Paul Chambers’ appeal was thrown out today, the Doncaster court once again finding him guilty and chucking another £2500-odd prosecution fees at him. I’ve written about Paul before (here and here) so I won’t repeat myself, especially as others are commenting and reporting on the case far more eloquently than myself (Martin Wainwright was there, Evan Harris offers a rational response, and don’t forget Paul’s superhero lawyer David Allen Green who will no doubt be blogging soon).

What I will do is urge you to support Paul by donating to his appeal fund, which you can do by clicking here.

If you don’t have much interest in Paul Chambers’  case, or even if you think he was a bit of a twat for tweeting his bad joke, you should still donate, and here’s why:

This isn’t just about Paul Chambers anymore. In fact, while I sympathise with Paul and will support him until he is once more a free man, he’s ultimately just a single symptom of a disease that has spread relentlessly through the UK’s infrastructure.

Note that I say infrastructure. This disease does not generally affect ordinary men and women, who are largely immune to its effects and simply get on with their lives. It’s a disease that specifically affects lawmakers and law enforcers, and it’s a disease that will kill the UK in the 21st century if action is not taken.

The double-whammy of the ‘Twitter Joke Trial’ and the Digital Economy Act have positioned the UK as a place where you do not want to be if you have anything to do with internet communications or online business.

This is a country ruled by politicians that do not understand the internet and who are happy to stifle the emerging markets so as to prop up archaic and irrelevant corporations from the last century that are clinging onto their crumbling empires.

This is a country with a justice system that is run by people that have no comprehension of online communications and culture and barely understand basic human behaviour and interaction.
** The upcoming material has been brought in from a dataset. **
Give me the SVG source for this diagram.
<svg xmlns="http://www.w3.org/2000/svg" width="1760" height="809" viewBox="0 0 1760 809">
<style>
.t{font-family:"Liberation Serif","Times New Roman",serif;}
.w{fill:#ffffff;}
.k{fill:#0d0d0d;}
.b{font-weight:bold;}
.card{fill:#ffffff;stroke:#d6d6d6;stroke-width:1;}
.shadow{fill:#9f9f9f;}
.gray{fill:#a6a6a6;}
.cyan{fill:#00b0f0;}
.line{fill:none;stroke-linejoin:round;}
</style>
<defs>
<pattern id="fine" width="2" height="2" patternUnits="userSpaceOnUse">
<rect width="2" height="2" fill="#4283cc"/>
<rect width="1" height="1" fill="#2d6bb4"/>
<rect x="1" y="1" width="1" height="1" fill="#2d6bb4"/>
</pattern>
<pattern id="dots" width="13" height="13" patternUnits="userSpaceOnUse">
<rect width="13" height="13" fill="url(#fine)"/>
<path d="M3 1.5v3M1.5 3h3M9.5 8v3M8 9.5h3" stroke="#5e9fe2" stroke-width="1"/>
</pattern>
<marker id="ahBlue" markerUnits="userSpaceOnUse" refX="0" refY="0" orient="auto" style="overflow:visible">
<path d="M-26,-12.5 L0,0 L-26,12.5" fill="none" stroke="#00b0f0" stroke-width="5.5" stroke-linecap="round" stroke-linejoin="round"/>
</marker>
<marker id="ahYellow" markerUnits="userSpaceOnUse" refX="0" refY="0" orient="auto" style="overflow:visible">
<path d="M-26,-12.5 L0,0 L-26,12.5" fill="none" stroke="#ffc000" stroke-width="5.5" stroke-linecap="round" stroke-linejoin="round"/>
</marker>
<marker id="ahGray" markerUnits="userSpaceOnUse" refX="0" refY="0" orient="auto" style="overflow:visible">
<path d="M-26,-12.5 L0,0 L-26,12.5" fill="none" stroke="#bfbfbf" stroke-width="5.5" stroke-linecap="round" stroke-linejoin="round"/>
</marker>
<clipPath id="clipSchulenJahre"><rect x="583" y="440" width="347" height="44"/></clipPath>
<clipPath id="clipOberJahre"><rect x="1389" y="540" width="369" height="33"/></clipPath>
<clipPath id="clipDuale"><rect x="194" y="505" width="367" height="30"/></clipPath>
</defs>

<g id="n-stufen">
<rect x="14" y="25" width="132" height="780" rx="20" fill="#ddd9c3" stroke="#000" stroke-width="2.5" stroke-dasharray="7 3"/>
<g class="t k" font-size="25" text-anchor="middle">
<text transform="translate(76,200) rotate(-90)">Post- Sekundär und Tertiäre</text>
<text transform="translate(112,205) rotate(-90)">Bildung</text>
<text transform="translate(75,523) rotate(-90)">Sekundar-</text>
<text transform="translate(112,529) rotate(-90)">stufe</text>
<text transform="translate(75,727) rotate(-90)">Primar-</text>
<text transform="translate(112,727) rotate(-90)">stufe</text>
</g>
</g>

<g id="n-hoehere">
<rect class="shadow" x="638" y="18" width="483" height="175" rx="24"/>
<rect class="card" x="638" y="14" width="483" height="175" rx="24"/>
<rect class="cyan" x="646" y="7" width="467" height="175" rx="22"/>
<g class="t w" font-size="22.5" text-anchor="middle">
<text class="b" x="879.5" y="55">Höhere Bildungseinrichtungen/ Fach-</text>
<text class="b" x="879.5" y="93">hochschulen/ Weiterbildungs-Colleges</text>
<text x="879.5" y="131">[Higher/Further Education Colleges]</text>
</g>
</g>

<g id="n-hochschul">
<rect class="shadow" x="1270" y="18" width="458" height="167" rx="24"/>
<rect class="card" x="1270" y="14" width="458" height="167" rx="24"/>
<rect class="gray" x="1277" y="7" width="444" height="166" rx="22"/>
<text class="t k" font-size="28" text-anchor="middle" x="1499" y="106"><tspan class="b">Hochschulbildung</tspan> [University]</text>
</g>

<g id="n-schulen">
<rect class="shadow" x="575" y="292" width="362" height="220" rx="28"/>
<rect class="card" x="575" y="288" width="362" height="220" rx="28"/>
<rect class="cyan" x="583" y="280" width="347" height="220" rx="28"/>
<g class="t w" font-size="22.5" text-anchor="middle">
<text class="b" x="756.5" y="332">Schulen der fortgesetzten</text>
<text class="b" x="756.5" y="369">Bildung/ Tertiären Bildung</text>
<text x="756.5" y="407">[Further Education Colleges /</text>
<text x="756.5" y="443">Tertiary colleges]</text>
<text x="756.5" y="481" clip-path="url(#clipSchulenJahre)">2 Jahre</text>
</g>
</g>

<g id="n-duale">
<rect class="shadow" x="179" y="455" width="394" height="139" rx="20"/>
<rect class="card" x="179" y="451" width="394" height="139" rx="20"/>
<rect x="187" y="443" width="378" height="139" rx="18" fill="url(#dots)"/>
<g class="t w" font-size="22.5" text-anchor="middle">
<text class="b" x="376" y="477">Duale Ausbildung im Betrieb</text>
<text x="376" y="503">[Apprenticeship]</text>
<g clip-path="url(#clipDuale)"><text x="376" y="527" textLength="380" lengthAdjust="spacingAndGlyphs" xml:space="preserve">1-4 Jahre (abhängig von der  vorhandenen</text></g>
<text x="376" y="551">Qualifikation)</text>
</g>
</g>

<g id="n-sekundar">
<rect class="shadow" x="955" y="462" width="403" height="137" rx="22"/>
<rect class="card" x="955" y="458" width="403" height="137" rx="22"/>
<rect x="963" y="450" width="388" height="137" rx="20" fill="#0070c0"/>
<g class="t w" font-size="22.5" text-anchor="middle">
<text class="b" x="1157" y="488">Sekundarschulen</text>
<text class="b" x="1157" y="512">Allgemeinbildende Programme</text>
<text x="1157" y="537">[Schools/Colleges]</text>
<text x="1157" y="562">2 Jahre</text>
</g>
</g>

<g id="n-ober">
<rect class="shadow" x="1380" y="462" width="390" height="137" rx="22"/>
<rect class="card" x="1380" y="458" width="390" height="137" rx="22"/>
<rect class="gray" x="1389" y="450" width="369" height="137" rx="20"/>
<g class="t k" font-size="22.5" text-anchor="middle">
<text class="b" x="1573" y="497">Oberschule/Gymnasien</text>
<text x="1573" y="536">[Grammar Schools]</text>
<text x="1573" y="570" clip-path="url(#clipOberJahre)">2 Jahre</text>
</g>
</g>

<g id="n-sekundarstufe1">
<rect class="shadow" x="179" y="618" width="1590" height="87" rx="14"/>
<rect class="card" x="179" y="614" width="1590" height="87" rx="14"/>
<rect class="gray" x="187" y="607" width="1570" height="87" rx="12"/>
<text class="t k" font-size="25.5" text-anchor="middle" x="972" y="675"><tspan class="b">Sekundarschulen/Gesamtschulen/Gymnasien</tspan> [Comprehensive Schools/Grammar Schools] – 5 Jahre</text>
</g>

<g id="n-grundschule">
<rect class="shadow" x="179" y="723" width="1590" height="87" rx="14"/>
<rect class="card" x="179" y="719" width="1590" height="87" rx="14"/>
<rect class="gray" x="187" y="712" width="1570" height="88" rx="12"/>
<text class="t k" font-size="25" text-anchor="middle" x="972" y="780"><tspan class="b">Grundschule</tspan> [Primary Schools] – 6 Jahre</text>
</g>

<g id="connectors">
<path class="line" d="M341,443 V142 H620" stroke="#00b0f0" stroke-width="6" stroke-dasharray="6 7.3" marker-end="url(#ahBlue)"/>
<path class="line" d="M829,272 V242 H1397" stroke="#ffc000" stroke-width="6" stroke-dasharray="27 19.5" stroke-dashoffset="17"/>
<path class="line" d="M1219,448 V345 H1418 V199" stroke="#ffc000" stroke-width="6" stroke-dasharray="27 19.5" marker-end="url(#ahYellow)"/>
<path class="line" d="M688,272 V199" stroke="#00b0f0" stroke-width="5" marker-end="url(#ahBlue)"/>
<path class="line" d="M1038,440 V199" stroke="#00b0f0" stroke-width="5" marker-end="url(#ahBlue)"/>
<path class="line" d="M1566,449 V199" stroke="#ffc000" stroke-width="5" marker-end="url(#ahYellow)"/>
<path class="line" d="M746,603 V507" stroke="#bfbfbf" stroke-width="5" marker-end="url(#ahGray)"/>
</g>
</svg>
When a bad joke can get you arrested and convicted, something has gone horrifically wrong.

Even in the case of Gareth Compton there are no sensible grounds for arrest. The guy would seem to be a prize fool with a rather unpleasant sense of humour, but his fate should be determined by voters or the leaders of his party: again, making a bad joke should not and cannot be illegal.

Increasingly, the UK’s policies, laws and judges are making it a hostile place for the internet and those that live and work through it. If this continues, the UK will be left behind as the world changes and evolves over the next 50-100 years. We’ll be left as nothing but a curious backwater, regarded as a poor ‘developing’ country that missed the boat when the flood came and which is lamely trying to catch up.

It’s difficult to comprehend why this is actually happening. As I see it there are two possible explanations for the Digital Economy Act and Twitter Joke Trial existing at all:

  1. Deliberate malice: elements within the government and justice system know exactly what they are doing and are taking the country in a calculated direction that serves their own desires.
  2. Ignorance and stupidity: the government and justice system genuinely don’t understand the 21st century and these problems are arising due to a lack of knowledge and understanding. Everything is a result of them blindly leading the country down a dead-end street without realising.

Either explanation is unacceptable. We can’t allow leaders that wish to destroy the country for their own personal gain, or leaders that are uninformed and unintelligent.

In both cases it is largely a generational issue: none of these people grew up with the internet. It appears that the judges and police forces involved with the Twitter Joke Trial have had to have Twitter explained to them extensively and repeatedly, while it was evident throughout the Digital Economy Bill that very few politicians had even a vague understanding of copyright, piracy or the online economy. The government and judiciary are increasingly out of step with wider society.

We could just wait for them all to retire or die, at which point informed people would theoretically take the reins. Except that would leave people like Paul Chambers to suffer in the interim period, which cannot be allowed. And let’s not underestimate the chances of the disease mutating, spreading beyond the internet and infecting every aspect of British life until all our freedoms are nothing more than cherished memories.

As well as donating to the appeal fund (an appeal that is not just about Paul but the fate of the country and anybody who has ever connected to the internet) I hope that the anger found in the #twitterjoketrial hashtag on Twitter will spill over into the streets, bringing awareness (peacefully!) of these issues to the wider public and demanding changes to a broken law system.

It might seem like this is just a silly trial about a guy that made a stupid bomb joke, but it’s actually a pivotal moment in UK history.

In the 21st century the Luddites are the government and the judiciary. Two hundred years ago they were wrong and they’re wrong today. I wrote something back in April that still applies:

What a lot of these politicians don’t realise, and neither do the big media corporations, is that the Internet is coming for them. They can legislate as much as they like but it won’t make a difference. It’s coming and it absolutely will not stop, ever, until there’s a new order, whether in a year, ten years or fifty years. They can either ride with us or be swept aside.